Instagram is Still Inexpensive

That brings me to my penultimate point, and a very important one: Instagram is inexpensive to use. You don’t have to spend money on advertising like Facebook. You don’t have to spend lots of time on outreach like Twitter. Instagram is the last major social media network on which you can reliably break 1,000 followers within three months.

Lastly, Instagram has a much more global audience than any other social media site I’ve used. Twitter and Facebook are based on language, which tends to mean English speakers communicate with other English speakers almost exclusively. Instagram breaks down those barriers – you could end up getting fans in Los Angeles, Berlin, Tehran, Jakarta, Auckland, New York City, and Baghdad. Having a globally diverse audience can help you out if you decide to launch a campaign on Kickstarter. Global support may boost your visibility within Kickstarter’s search algorithm.

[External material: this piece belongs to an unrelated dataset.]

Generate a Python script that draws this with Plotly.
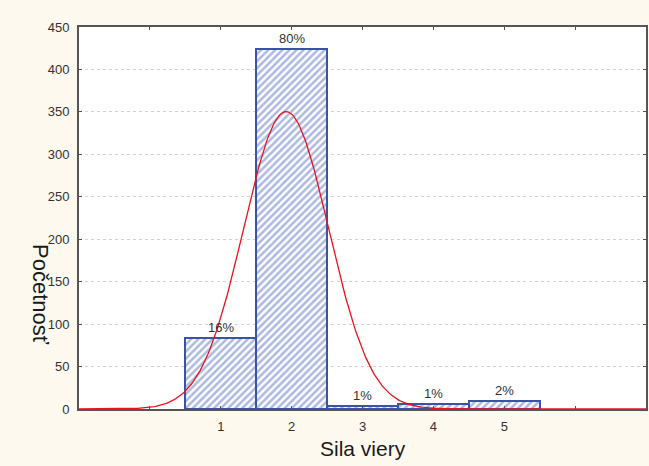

Reasons not to Use Instagram

For all the beautiful reasons to use Instagram, it has some really annoying qualities. It’s mobile-only, so you can’t easily use the full app on your desktop. You have to download the Windows app instead.

You can’t link directly to your site in the captions of your photos, making it really hard to have an effective call to action. The next best thing is to put a link in your bio and tell people to click your bio. Obviously, this is suboptimal. In addition to that, every single like, comment, and follow results in a notification on the app…and it caps you at seeing 100 at a time. There is no good reason why they can’t group likes and follows together for more meaningful notifications.

It also doesn’t help that the advertising system, despite being managed on Facebook’s website, doesn’t give you the same bang for your buck. I’ve tried a few experiments with advertising on Instagram and I’ve yet to have a campaign I’m satisfied with compared to its parent company. Facebook, on the other hand, can pull in potential customers with their extremely effective ad system.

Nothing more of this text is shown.